The New York Times (Jonathan Corum), based on NOAA and NGS data

Last month the New York Times covered a subject that you’d expect to be too technical for the general reader: NOAA’s efforts to recalibrate elevation data as part of its update to the National Spatial Reference System, expected in 2022 or 2023. The height modernization program corrects local elevation data—which was last updated in 1988—by using GPS and gravity mapping. The Times article looks at the real-world implications of this effort, which will have the greatest impact the further west and north you go (see map above), from bragging rights about mountain elevation to whether your community is in a floodplain. [MAPS-L]
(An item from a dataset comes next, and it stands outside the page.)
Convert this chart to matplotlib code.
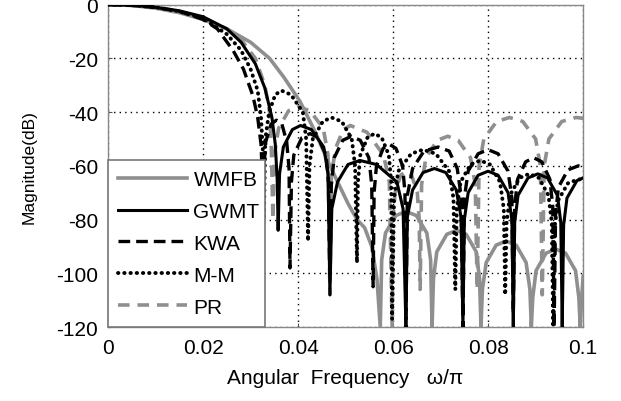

Previously: NATRF2022 Datum Coming to North America in 2022.

The Secret Mission to Seize German Map Data in World War II

Greg Miller’s crackerjack story in the November 2019 issue of Smithsonian magazine is about the quest to capture German geodetic data—and German geographers—during the dying days of the Second World War. Said data was a strategically critical treasure trove, of immense interest to the U.S. War Department, and the team led by Floyd W. Hough was in a race to find it before it was destroyed, carried away by the enemy, or fell into Soviet hands.

Little is publicly known about the true scope of the information that Hough and his team captured, or the ingenuity they displayed in securing it, because their mission was conducted in secret, and the technical material they seized circulated only among military intelligence experts and academics. But it was a vast scientific treasure—likely the largest cache of geographic data the United States ever obtained from an enemy power in wartime.
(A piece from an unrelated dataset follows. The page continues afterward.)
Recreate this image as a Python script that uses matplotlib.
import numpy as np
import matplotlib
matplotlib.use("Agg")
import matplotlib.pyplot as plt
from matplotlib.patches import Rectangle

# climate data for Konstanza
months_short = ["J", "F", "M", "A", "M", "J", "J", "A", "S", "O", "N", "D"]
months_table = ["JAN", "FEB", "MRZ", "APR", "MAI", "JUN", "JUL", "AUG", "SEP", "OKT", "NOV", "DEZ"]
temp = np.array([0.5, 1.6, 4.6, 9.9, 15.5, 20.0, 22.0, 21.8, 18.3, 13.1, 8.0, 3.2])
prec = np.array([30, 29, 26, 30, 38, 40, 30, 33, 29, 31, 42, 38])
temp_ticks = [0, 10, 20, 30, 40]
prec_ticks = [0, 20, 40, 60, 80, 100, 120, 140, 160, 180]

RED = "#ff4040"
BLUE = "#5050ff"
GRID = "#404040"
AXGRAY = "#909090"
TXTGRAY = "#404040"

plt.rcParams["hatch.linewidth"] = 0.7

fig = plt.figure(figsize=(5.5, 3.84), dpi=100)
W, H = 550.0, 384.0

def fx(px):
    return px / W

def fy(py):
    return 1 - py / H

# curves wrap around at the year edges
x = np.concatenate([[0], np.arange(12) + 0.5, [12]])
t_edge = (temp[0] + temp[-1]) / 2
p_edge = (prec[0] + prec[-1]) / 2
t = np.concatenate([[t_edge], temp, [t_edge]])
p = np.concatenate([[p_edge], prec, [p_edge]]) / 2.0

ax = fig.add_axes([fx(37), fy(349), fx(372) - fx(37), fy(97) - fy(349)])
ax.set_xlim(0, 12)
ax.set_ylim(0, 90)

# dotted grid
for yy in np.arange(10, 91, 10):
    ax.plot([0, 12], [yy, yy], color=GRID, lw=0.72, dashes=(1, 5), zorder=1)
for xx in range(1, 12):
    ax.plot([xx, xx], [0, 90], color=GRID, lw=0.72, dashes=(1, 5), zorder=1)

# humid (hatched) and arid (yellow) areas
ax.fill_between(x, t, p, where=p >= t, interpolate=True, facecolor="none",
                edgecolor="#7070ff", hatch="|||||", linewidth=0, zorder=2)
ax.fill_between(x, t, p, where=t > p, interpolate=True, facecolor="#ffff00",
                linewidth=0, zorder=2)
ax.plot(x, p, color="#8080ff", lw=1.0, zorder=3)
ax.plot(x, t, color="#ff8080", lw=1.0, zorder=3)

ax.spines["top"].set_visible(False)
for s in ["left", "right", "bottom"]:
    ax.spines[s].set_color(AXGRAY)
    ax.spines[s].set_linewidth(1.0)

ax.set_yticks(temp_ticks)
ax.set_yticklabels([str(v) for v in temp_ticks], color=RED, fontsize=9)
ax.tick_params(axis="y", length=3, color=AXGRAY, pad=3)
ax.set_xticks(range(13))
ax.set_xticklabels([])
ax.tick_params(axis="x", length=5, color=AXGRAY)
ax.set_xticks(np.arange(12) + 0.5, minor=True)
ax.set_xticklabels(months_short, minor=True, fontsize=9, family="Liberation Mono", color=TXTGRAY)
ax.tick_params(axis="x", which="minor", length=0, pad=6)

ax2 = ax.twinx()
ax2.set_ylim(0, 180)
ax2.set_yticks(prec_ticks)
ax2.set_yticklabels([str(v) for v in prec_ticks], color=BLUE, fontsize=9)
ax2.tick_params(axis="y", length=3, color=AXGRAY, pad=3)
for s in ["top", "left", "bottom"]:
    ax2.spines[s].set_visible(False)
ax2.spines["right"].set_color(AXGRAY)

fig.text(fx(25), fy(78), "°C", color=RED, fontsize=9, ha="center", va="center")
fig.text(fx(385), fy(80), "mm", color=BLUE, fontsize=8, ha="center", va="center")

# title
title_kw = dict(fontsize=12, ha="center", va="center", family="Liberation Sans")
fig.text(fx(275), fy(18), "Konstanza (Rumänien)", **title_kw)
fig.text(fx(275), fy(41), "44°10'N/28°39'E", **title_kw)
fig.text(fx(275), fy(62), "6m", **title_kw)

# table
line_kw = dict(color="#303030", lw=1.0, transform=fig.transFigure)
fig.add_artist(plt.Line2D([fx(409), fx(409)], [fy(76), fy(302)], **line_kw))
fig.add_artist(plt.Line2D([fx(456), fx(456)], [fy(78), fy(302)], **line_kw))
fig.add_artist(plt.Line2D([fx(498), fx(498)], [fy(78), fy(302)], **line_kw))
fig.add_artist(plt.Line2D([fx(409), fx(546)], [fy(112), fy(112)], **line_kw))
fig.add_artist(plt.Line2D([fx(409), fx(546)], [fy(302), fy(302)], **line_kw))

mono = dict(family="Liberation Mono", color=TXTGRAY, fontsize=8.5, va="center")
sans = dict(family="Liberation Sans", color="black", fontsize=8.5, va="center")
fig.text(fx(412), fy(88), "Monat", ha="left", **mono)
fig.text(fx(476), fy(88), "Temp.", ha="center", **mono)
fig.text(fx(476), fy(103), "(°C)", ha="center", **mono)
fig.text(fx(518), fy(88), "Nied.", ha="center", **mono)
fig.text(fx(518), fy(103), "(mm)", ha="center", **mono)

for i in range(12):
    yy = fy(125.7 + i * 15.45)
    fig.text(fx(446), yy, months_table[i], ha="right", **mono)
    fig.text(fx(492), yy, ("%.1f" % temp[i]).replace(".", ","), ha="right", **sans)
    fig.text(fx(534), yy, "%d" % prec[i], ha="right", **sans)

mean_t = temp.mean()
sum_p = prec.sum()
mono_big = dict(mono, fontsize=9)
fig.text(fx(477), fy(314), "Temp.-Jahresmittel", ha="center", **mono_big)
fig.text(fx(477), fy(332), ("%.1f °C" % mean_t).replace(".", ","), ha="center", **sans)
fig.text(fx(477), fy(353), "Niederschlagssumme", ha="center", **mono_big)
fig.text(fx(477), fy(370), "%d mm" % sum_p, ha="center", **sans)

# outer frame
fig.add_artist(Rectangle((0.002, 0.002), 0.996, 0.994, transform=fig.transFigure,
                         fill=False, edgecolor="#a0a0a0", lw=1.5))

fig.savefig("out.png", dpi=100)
The data seized by Hough’s team went on to form the basis of the ED50 geodetic datum, which in turn led to the Universal Tranverse Mercator system.

Seafloor Gravity Map

seafloor
NASA Earth Observatory map by Joshua Stevens

The ocean floor is still very much terra incognita: only 5 to 15 percent of it has been mapped via bathymetry. But using military satellite measurements of the Earth’s shape and gravity field, a new map of the ocean floor has been created. “The result of their efforts is a global data set that tells where the ridges and valleys are by showing where the planet’s gravity field varies. […] Shades of orange and red represent areas where seafloor gravity is stronger (in milligals) than the global average, a phenomenon that mostly coincides with the location of underwater ridges, seamounts, and the edges of Earth’s tectonic plates. Shades of blue represent areas of lower gravity, corresponding largely with the deepest troughs in the ocean.”